Restate the lines word for word, from the first line of the records through the line containing "region_names = ['Indentation', 'Core". Leave out the pictures and anything after that line.

───── Material for the task

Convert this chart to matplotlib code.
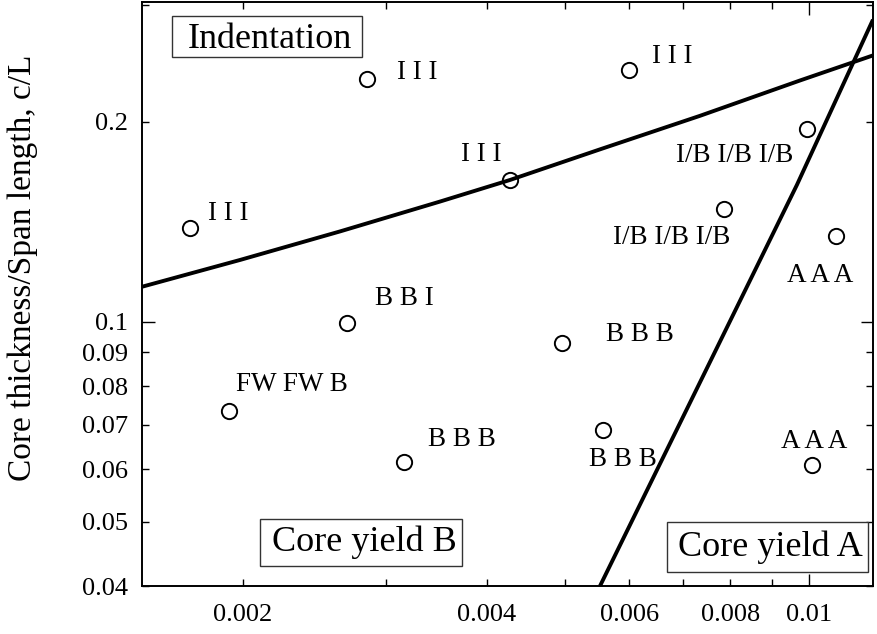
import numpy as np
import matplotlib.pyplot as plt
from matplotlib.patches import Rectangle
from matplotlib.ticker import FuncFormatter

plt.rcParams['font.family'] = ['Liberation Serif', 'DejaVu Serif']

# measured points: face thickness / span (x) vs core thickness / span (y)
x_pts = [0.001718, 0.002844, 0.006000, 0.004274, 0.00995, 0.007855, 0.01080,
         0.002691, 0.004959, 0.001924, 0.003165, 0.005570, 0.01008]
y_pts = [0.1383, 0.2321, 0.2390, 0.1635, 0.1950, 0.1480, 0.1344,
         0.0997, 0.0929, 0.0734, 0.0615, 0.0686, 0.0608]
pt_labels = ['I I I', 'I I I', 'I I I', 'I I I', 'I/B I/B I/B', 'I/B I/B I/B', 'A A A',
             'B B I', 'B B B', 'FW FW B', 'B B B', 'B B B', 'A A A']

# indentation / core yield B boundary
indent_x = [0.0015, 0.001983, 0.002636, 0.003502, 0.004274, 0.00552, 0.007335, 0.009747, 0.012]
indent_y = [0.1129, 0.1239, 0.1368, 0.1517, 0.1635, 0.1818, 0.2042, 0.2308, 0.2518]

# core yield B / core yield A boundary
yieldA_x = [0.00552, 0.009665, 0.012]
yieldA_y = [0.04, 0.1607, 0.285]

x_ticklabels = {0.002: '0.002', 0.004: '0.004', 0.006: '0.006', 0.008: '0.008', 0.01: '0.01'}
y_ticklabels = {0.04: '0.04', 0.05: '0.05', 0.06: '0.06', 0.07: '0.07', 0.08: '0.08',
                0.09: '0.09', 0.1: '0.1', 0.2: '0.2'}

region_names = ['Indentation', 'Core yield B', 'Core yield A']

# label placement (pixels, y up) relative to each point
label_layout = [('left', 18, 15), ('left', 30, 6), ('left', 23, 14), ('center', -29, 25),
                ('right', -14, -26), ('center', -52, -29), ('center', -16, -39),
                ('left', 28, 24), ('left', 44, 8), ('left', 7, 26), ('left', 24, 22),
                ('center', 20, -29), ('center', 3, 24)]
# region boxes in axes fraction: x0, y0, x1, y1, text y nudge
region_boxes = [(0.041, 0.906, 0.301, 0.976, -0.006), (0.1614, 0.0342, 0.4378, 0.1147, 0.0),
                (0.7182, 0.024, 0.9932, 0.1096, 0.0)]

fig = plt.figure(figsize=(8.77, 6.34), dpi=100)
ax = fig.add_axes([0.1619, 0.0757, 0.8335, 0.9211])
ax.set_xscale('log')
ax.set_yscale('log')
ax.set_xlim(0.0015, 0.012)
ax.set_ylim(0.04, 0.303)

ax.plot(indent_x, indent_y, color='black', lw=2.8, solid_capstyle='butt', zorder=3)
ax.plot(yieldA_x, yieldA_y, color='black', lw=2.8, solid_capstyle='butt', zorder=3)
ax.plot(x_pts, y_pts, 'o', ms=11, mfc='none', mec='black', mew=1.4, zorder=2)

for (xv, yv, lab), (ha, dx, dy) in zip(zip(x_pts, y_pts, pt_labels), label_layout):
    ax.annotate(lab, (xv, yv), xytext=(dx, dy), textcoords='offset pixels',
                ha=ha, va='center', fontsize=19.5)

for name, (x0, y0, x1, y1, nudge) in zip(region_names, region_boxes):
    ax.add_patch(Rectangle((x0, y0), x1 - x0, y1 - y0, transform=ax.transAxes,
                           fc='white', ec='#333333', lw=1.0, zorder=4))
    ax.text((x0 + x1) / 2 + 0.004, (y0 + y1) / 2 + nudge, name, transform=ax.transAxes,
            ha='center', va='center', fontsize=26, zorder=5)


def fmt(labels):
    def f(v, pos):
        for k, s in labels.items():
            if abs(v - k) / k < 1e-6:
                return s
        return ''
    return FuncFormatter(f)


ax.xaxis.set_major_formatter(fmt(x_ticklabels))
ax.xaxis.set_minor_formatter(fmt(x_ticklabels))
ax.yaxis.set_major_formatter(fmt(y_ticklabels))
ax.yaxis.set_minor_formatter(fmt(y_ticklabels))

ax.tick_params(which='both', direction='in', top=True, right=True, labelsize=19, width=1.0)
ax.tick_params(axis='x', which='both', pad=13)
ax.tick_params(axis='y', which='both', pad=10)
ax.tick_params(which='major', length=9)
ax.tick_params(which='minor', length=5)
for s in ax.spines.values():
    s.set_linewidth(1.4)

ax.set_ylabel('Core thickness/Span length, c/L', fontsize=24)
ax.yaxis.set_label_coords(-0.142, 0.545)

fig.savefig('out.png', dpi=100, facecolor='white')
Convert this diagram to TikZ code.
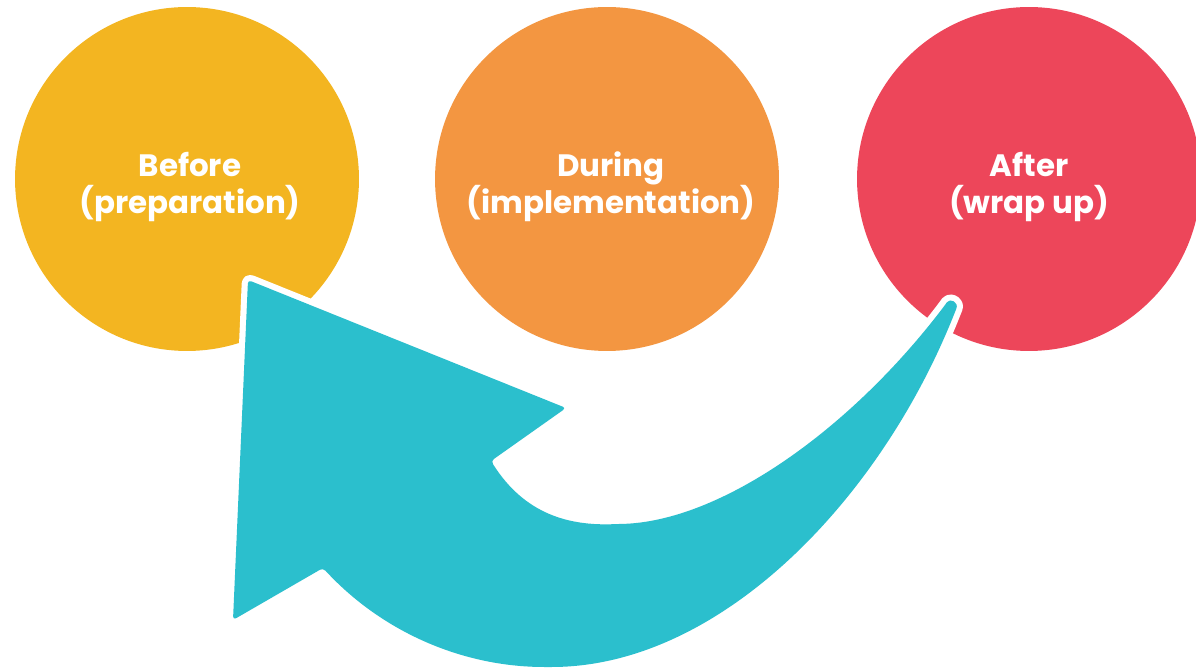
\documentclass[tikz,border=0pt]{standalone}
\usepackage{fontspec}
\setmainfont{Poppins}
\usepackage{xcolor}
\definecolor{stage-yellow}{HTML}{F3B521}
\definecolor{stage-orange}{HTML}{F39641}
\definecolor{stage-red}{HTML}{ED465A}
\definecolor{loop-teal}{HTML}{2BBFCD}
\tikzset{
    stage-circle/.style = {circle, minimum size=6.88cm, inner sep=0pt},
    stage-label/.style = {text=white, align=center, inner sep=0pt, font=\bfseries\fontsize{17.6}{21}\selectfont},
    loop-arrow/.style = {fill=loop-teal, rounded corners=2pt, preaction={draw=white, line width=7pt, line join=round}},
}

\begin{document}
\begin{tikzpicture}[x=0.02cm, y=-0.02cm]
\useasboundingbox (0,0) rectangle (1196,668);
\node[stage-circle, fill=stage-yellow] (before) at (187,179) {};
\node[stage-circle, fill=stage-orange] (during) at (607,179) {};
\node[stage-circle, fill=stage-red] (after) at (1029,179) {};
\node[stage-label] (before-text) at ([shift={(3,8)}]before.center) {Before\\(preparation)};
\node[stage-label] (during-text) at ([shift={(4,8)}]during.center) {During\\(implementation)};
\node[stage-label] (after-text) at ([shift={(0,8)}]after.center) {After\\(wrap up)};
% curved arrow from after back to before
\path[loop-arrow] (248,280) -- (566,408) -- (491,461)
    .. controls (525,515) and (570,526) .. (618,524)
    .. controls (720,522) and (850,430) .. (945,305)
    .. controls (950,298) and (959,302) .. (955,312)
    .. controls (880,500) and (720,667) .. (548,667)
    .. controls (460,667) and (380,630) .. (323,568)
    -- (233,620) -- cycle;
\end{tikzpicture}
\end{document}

──────────

◆ **Task response**
Convert this chart to matplotlib code.
import numpy as np
import matplotlib.pyplot as plt
from matplotlib.patches import Rectangle
from matplotlib.ticker import FuncFormatter

plt.rcParams['font.family'] = ['Liberation Serif', 'DejaVu Serif']

# measured points: face thickness / span (x) vs core thickness / span (y)
x_pts = [0.001718, 0.002844, 0.006000, 0.004274, 0.00995, 0.007855, 0.01080,
         0.002691, 0.004959, 0.001924, 0.003165, 0.005570, 0.01008]
y_pts = [0.1383, 0.2321, 0.2390, 0.1635, 0.1950, 0.1480, 0.1344,
         0.0997, 0.0929, 0.0734, 0.0615, 0.0686, 0.0608]
pt_labels = ['I I I', 'I I I', 'I I I', 'I I I', 'I/B I/B I/B', 'I/B I/B I/B', 'A A A',
             'B B I', 'B B B', 'FW FW B', 'B B B', 'B B B', 'A A A']

# indentation / core yield B boundary
indent_x = [0.0015, 0.001983, 0.002636, 0.003502, 0.004274, 0.00552, 0.007335, 0.009747, 0.012]
indent_y = [0.1129, 0.1239, 0.1368, 0.1517, 0.1635, 0.1818, 0.2042, 0.2308, 0.2518]

# core yield B / core yield A boundary
yieldA_x = [0.00552, 0.009665, 0.012]
yieldA_y = [0.04, 0.1607, 0.285]

x_ticklabels = {0.002: '0.002', 0.004: '0.004', 0.006: '0.006', 0.008: '0.008', 0.01: '0.01'}
y_ticklabels = {0.04: '0.04', 0.05: '0.05', 0.06: '0.06', 0.07: '0.07', 0.08: '0.08',
                0.09: '0.09', 0.1: '0.1', 0.2: '0.2'}

region_names = ['Indentation', 'Core yield B', 'Core yield A']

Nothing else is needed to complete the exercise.